THE REQUEST: Skipping all pictures, set down the lines of the listing from the first through the one with "techniques according to".

INFORMATION SHOWN:

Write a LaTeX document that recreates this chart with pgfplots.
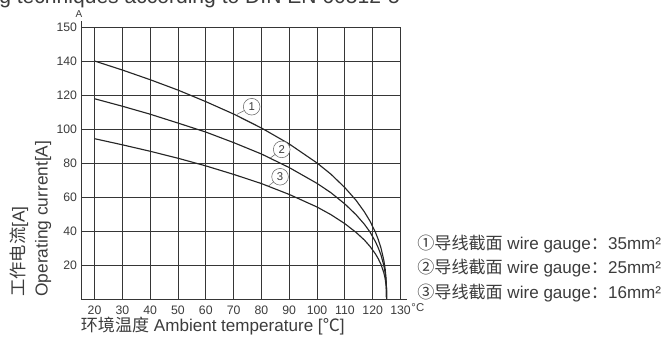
\documentclass[border=0pt]{standalone}
\usepackage{fontspec}
\setmainfont{Liberation Sans}
\newfontfamily\cjk{Noto Sans CJK SC}
\usepackage{pgfplots}
\pgfplotsset{compat=1.18}

\definecolor{txt}{HTML}{3C3C3C}
\definecolor{gridc}{HTML}{363636}
\definecolor{curve}{HTML}{262626}

\begin{document}
\begin{tikzpicture}
\useasboundingbox (-61.3pt,-28.5pt) rectangle (436pt,224.25pt);

% cut-off heading at the top
\node[anchor=base west, inner sep=0pt, text=txt, font=\fontsize{15.8}{18}\selectfont]
  at (-62pt,221.8pt) {g techniques according to DIN EN 60512-5};

\begin{axis}[
    scale only axis,
    width=239.1pt, height=204pt,
    xmin=15.4, xmax=130, ymin=0, ymax=160,
    xtick={20,30,40,50,60,70,80,90,100,110,120,130},
    ytick={20,40,60,80,100,120,140,160},
    yticklabels={20,40,60,80,100,120,140,150},
    grid=major,
    major grid style={gridc, line width=0.55pt},
    major tick length=0pt,
    axis line style={gridc, line width=0.6pt},
    tick label style={font=\fontsize{9.2}{10}\selectfont, text=txt},
    xticklabel style={yshift=-1.5pt},
    /pgf/number format/assume math mode=true,
    clip=false,
]
% 35 mm^2
\addplot[curve, line width=0.85pt] coordinates {
    (20,140.0) (30,134.7) (40,129.0) (50,122.9) (60,116.1) (70,108.8) (80,100.6)
    (90,91.2) (100,80.0) (105,73.4) (110,65.5) (114,58.1) (117,51.3) (119,45.9)
    (121,39.2) (122,35.0) (123,29.9) (124,22.8) (124.5,17.4) (124.8,12.2)
    (124.95,7.1) (125,0)};
% 25 mm^2
\addplot[curve, line width=0.85pt] coordinates {
    (20,117.8) (30,113.4) (40,108.7) (50,103.5) (60,98.2) (70,92.0) (80,85.3)
    (90,77.3) (100,68.0) (105,62.5) (110,55.9) (114,49.6) (117,44.0) (119,39.5)
    (121,33.7) (122,30.1) (123,25.8) (124,19.8) (124.5,15.2) (124.8,10.7)
    (124.95,6.3) (125,0)};
% 16 mm^2
\addplot[curve, line width=0.85pt] coordinates {
    (20,94.3) (30,90.7) (40,86.9) (50,82.8) (60,78.3) (70,73.3) (80,67.9)
    (90,61.5) (100,54.1) (105,49.6) (110,44.3) (114,39.2) (117,34.7) (119,31.0)
    (121,26.5) (122,23.7) (123,20.3) (124,15.5) (124.5,11.8) (124.8,8.3)
    (124.95,4.9) (125,0)};

% callouts
\draw[black!60, line width=0.4pt] (axis cs:71.2,108.6) -- (axis cs:76.5,113.1);
\draw[black!60, line width=0.4pt] (axis cs:83.1,82.8) -- (axis cs:87.3,88);
\draw[black!60, line width=0.4pt] (axis cs:82.5,66.4) -- (axis cs:86.7,71.9);
\node[circle, draw=black!60, line width=0.4pt, fill=white, minimum size=12.5pt, inner sep=0pt,
  text=txt, font=\fontsize{8.5}{9}\selectfont] at (axis cs:76.5,113.1) {1};
\node[circle, draw=black!60, line width=0.4pt, fill=white, minimum size=12.5pt, inner sep=0pt,
  text=txt, font=\fontsize{8.5}{9}\selectfont] at (axis cs:87.3,88) {2};
\node[circle, draw=black!60, line width=0.4pt, fill=white, minimum size=12.5pt, inner sep=0pt,
  text=txt, font=\fontsize{8.5}{9}\selectfont] at (axis cs:86.7,71.9) {3};

% axis line stubs and units
\draw[gridc, line width=0.6pt] (rel axis cs:0,1) -- ([yshift=4.5pt]rel axis cs:0,1);
\draw[gridc, line width=0.6pt] (rel axis cs:1,0) -- ([xshift=5pt]rel axis cs:1,0);
\node[text=txt, font=\fontsize{7.5}{8}\selectfont, inner sep=0pt] at ([xshift=-2pt, yshift=10pt]rel axis cs:0,1) {A};
\node[text=txt, font=\fontsize{8.5}{10}\selectfont, inner sep=0pt] at ([xshift=13pt, yshift=-6.8pt]rel axis cs:1,0) {°C};

% axis titles
\node[rotate=90, anchor=west, inner sep=0pt, text=txt, font=\fontsize{13}{15}\selectfont]
  at ([xshift=-47pt, yshift=1.5pt]rel axis cs:0,0) {{\cjk 工作电流}[A]};
\node[rotate=90, anchor=west, inner sep=0pt, text=txt, font=\fontsize{13}{15}\selectfont]
  at ([xshift=-29pt, yshift=1.5pt]rel axis cs:0,0) {Operating current[A]};
\node[anchor=west, inner sep=0pt, text=txt, font=\fontsize{12.8}{15}\selectfont]
  at ([xshift=-0.8pt, yshift=-20.3pt]rel axis cs:0,0) {{\cjk 环境温度} Ambient temperature [{\cjk ℃}]};

% key
\node[anchor=west, inner sep=0pt, text=txt, font=\fontsize{12.8}{15}\selectfont]
  at ([xshift=12.5pt, yshift=41.5pt]rel axis cs:1,0) {{\cjk ①导线截面} wire gauge{\cjk ：}35mm²};
\node[anchor=west, inner sep=0pt, text=txt, font=\fontsize{12.8}{15}\selectfont]
  at ([xshift=12.5pt, yshift=23pt]rel axis cs:1,0) {{\cjk ②导线截面} wire gauge{\cjk ：}25mm²};
\node[anchor=west, inner sep=0pt, text=txt, font=\fontsize{12.8}{15}\selectfont]
  at ([xshift=12.5pt, yshift=4.5pt]rel axis cs:1,0) {{\cjk ③导线截面} wire gauge{\cjk ：}16mm²};
\end{axis}
\end{tikzpicture}
\end{document}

COMPLETE ANSWER:
Write a LaTeX document that recreates this chart with pgfplots.
\documentclass[border=0pt]{standalone}
\usepackage{fontspec}
\setmainfont{Liberation Sans}
\newfontfamily\cjk{Noto Sans CJK SC}
\usepackage{pgfplots}
\pgfplotsset{compat=1.18}

\definecolor{txt}{HTML}{3C3C3C}
\definecolor{gridc}{HTML}{363636}
\definecolor{curve}{HTML}{262626}

\begin{document}
\begin{tikzpicture}
\useasboundingbox (-61.3pt,-28.5pt) rectangle (436pt,224.25pt);

% cut-off heading at the top
\node[anchor=base west, inner sep=0pt, text=txt, font=\fontsize{15.8}{18}\selectfont]
  at (-62pt,221.8pt) {g techniques according to DIN EN 60512-5};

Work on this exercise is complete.